━━━━━ DATA EXTRACT ━━━━━
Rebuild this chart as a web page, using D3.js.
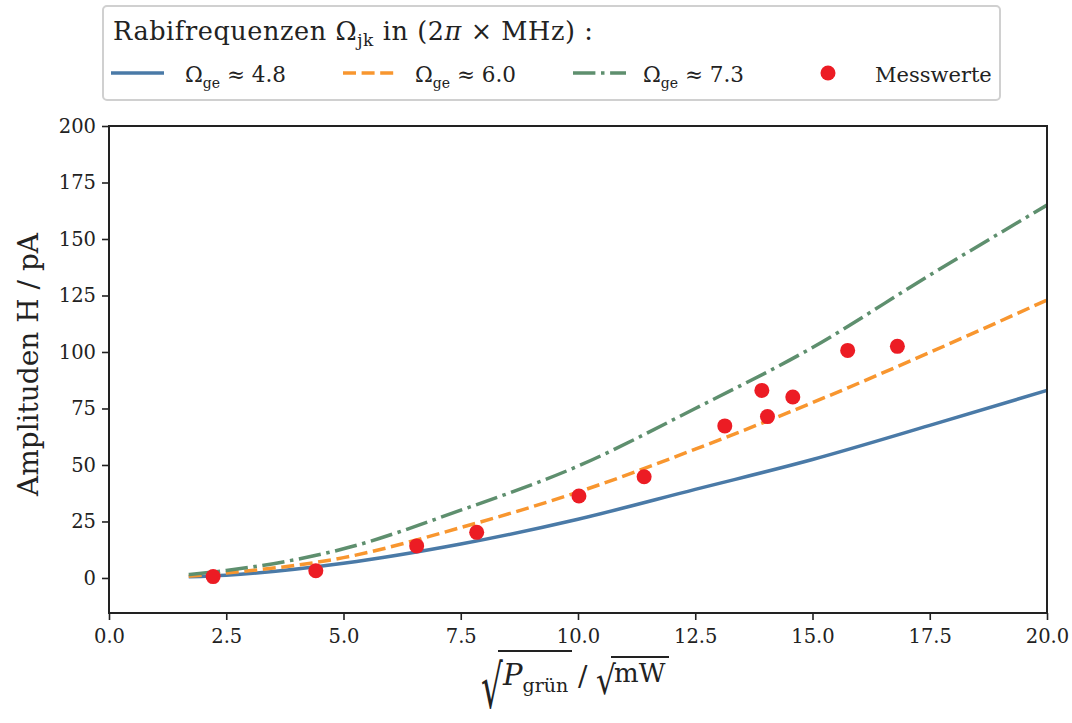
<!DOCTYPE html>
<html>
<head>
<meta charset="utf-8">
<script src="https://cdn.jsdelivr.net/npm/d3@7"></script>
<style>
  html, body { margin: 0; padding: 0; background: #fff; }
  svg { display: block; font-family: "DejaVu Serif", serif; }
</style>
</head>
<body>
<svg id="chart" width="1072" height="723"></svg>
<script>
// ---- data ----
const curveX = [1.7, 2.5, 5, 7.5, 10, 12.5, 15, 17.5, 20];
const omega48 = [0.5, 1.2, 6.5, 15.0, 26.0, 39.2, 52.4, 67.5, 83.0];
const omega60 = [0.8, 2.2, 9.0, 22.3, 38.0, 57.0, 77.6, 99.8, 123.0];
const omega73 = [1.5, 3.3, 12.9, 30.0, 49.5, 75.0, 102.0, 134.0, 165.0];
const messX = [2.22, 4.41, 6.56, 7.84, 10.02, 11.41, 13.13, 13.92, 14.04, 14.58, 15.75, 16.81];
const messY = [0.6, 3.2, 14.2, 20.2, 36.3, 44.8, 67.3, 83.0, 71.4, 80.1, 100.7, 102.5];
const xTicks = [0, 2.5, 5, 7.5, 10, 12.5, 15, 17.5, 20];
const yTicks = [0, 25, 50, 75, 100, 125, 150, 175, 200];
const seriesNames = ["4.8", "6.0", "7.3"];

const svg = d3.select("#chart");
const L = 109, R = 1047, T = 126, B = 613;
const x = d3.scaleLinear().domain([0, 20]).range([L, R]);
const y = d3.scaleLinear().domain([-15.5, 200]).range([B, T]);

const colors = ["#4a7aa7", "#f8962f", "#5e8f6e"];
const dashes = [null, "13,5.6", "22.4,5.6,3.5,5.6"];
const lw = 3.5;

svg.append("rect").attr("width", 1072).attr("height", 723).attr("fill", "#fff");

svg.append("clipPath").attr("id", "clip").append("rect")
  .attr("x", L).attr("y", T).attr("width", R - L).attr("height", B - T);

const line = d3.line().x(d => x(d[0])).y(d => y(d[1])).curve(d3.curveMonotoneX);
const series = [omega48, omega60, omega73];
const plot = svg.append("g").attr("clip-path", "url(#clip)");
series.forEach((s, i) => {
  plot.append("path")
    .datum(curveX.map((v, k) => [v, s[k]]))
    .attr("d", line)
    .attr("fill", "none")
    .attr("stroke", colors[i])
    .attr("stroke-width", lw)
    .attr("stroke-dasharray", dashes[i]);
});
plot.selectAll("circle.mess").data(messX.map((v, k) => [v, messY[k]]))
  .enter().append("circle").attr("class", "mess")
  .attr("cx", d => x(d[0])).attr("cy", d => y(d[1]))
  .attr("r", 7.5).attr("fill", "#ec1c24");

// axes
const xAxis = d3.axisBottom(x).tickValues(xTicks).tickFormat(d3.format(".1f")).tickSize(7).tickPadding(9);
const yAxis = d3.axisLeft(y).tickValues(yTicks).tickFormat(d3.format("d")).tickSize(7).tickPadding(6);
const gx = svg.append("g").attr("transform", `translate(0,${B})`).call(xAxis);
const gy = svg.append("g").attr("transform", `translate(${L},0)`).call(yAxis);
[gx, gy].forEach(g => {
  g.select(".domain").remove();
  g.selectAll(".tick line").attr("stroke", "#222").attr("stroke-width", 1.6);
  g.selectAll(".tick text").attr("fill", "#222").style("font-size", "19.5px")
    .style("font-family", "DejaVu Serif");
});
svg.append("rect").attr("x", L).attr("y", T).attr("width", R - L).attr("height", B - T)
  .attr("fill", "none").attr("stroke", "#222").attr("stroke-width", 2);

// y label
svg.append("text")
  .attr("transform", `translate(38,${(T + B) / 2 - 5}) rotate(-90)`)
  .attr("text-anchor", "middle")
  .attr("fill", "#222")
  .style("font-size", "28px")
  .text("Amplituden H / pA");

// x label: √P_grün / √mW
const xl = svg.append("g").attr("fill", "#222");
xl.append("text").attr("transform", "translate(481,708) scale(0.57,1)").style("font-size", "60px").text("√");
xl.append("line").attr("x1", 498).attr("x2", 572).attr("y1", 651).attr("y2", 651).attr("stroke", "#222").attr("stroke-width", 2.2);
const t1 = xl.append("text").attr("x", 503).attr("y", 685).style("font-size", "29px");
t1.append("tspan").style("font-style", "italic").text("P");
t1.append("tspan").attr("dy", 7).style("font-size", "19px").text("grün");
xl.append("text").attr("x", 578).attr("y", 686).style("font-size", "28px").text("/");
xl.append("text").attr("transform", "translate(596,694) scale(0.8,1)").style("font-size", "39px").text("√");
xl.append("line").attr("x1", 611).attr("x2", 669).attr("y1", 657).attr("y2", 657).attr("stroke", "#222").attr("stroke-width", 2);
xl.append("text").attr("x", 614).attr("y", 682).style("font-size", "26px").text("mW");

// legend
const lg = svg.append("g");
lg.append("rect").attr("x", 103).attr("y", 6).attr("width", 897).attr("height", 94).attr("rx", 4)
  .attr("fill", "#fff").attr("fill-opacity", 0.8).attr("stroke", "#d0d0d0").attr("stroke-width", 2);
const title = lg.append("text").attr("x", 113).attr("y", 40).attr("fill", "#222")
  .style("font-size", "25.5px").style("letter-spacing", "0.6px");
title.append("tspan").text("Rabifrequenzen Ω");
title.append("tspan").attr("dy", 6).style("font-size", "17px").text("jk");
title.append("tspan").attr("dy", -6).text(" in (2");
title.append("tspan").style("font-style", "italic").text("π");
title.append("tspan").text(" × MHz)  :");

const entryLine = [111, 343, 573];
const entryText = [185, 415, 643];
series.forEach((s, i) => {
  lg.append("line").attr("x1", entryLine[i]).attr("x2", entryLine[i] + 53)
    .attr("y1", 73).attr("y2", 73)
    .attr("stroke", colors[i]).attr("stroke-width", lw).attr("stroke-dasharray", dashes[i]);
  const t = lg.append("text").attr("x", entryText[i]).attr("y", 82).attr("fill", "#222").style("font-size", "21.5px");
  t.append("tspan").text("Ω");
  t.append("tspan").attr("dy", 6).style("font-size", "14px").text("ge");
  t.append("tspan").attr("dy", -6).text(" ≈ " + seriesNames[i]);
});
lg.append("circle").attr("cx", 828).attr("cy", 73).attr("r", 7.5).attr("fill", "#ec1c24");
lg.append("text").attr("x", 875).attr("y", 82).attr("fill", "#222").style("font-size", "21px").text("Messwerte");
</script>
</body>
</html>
━━━━━
WHAT TO PRODUCE: Using the material above, return every line exactly as it appears, minus the pictures.

RESULT FOR THIS EXERCISE:
Rebuild this chart as a web page, using D3.js.
<!DOCTYPE html>
<html>
<head>
<meta charset="utf-8">
<script src="https://cdn.jsdelivr.net/npm/d3@7"></script>
<style>
  html, body { margin: 0; padding: 0; background: #fff; }
  svg { display: block; font-family: "DejaVu Serif", serif; }
</style>
</head>
<body>
<svg id="chart" width="1072" height="723"></svg>
<script>
// ---- data ----
const curveX = [1.7, 2.5, 5, 7.5, 10, 12.5, 15, 17.5, 20];
const omega48 = [0.5, 1.2, 6.5, 15.0, 26.0, 39.2, 52.4, 67.5, 83.0];
const omega60 = [0.8, 2.2, 9.0, 22.3, 38.0, 57.0, 77.6, 99.8, 123.0];
const omega73 = [1.5, 3.3, 12.9, 30.0, 49.5, 75.0, 102.0, 134.0, 165.0];
const messX = [2.22, 4.41, 6.56, 7.84, 10.02, 11.41, 13.13, 13.92, 14.04, 14.58, 15.75, 16.81];
const messY = [0.6, 3.2, 14.2, 20.2, 36.3, 44.8, 67.3, 83.0, 71.4, 80.1, 100.7, 102.5];
const xTicks = [0, 2.5, 5, 7.5, 10, 12.5, 15, 17.5, 20];
const yTicks = [0, 25, 50, 75, 100, 125, 150, 175, 200];
const seriesNames = ["4.8", "6.0", "7.3"];

const svg = d3.select("#chart");
const L = 109, R = 1047, T = 126, B = 613;
const x = d3.scaleLinear().domain([0, 20]).range([L, R]);
const y = d3.scaleLinear().domain([-15.5, 200]).range([B, T]);

const colors = ["#4a7aa7", "#f8962f", "#5e8f6e"];
const dashes = [null, "13,5.6", "22.4,5.6,3.5,5.6"];
const lw = 3.5;

svg.append("rect").attr("width", 1072).attr("height", 723).attr("fill", "#fff");

svg.append("clipPath").attr("id", "clip").append("rect")
  .attr("x", L).attr("y", T).attr("width", R - L).attr("height", B - T);

const line = d3.line().x(d => x(d[0])).y(d => y(d[1])).curve(d3.curveMonotoneX);
const series = [omega48, omega60, omega73];
const plot = svg.append("g").attr("clip-path", "url(#clip)");
series.forEach((s, i) => {
  plot.append("path")
    .datum(curveX.map((v, k) => [v, s[k]]))
    .attr("d", line)
    .attr("fill", "none")
    .attr("stroke", colors[i])
    .attr("stroke-width", lw)
    .attr("stroke-dasharray", dashes[i]);
});
plot.selectAll("circle.mess").data(messX.map((v, k) => [v, messY[k]]))
  .enter().append("circle").attr("class", "mess")
  .attr("cx", d => x(d[0])).attr("cy", d => y(d[1]))
  .attr("r", 7.5).attr("fill", "#ec1c24");

// axes
const xAxis = d3.axisBottom(x).tickValues(xTicks).tickFormat(d3.format(".1f")).tickSize(7).tickPadding(9);
const yAxis = d3.axisLeft(y).tickValues(yTicks).tickFormat(d3.format("d")).tickSize(7).tickPadding(6);
const gx = svg.append("g").attr("transform", `translate(0,${B})`).call(xAxis);
const gy = svg.append("g").attr("transform", `translate(${L},0)`).call(yAxis);
[gx, gy].forEach(g => {
  g.select(".domain").remove();
  g.selectAll(".tick line").attr("stroke", "#222").attr("stroke-width", 1.6);
  g.selectAll(".tick text").attr("fill", "#222").style("font-size", "19.5px")
    .style("font-family", "DejaVu Serif");
});
svg.append("rect").attr("x", L).attr("y", T).attr("width", R - L).attr("height", B - T)
  .attr("fill", "none").attr("stroke", "#222").attr("stroke-width", 2);

// y label
svg.append("text")
  .attr("transform", `translate(38,${(T + B) / 2 - 5}) rotate(-90)`)
  .attr("text-anchor", "middle")
  .attr("fill", "#222")
  .style("font-size", "28px")
  .text("Amplituden H / pA");

// x label: √P_grün / √mW
const xl = svg.append("g").attr("fill", "#222");
xl.append("text").attr("transform", "translate(481,708) scale(0.57,1)").style("font-size", "60px").text("√");
xl.append("line").attr("x1", 498).attr("x2", 572).attr("y1", 651).attr("y2", 651).attr("stroke", "#222").attr("stroke-width", 2.2);
const t1 = xl.append("text").attr("x", 503).attr("y", 685).style("font-size", "29px");
t1.append("tspan").style("font-style", "italic").text("P");
t1.append("tspan").attr("dy", 7).style("font-size", "19px").text("grün");
xl.append("text").attr("x", 578).attr("y", 686).style("font-size", "28px").text("/");
xl.append("text").attr("transform", "translate(596,694) scale(0.8,1)").style("font-size", "39px").text("√");
xl.append("line").attr("x1", 611).attr("x2", 669).attr("y1", 657).attr("y2", 657).attr("stroke", "#222").attr("stroke-width", 2);
xl.append("text").attr("x", 614).attr("y", 682).style("font-size", "26px").text("mW");

// legend
const lg = svg.append("g");
lg.append("rect").attr("x", 103).attr("y", 6).attr("width", 897).attr("height", 94).attr("rx", 4)
  .attr("fill", "#fff").attr("fill-opacity", 0.8).attr("stroke", "#d0d0d0").attr("stroke-width", 2);
const title = lg.append("text").attr("x", 113).attr("y", 40).attr("fill", "#222")
  .style("font-size", "25.5px").style("letter-spacing", "0.6px");
title.append("tspan").text("Rabifrequenzen Ω");
title.append("tspan").attr("dy", 6).style("font-size", "17px").text("jk");
title.append("tspan").attr("dy", -6).text(" in (2");
title.append("tspan").style("font-style", "italic").text("π");
title.append("tspan").text(" × MHz)  :");

const entryLine = [111, 343, 573];
const entryText = [185, 415, 643];
series.forEach((s, i) => {
  lg.append("line").attr("x1", entryLine[i]).attr("x2", entryLine[i] + 53)
    .attr("y1", 73).attr("y2", 73)
    .attr("stroke", colors[i]).attr("stroke-width", lw).attr("stroke-dasharray", dashes[i]);
  const t = lg.append("text").attr("x", entryText[i]).attr("y", 82).attr("fill", "#222").style("font-size", "21.5px");
  t.append("tspan").text("Ω");
  t.append("tspan").attr("dy", 6).style("font-size", "14px").text("ge");
  t.append("tspan").attr("dy", -6).text(" ≈ " + seriesNames[i]);
});
lg.append("circle").attr("cx", 828).attr("cy", 73).attr("r", 7.5).attr("fill", "#ec1c24");
lg.append("text").attr("x", 875).attr("y", 82).attr("fill", "#222").style("font-size", "21px").text("Messwerte");
</script>
</body>
</html>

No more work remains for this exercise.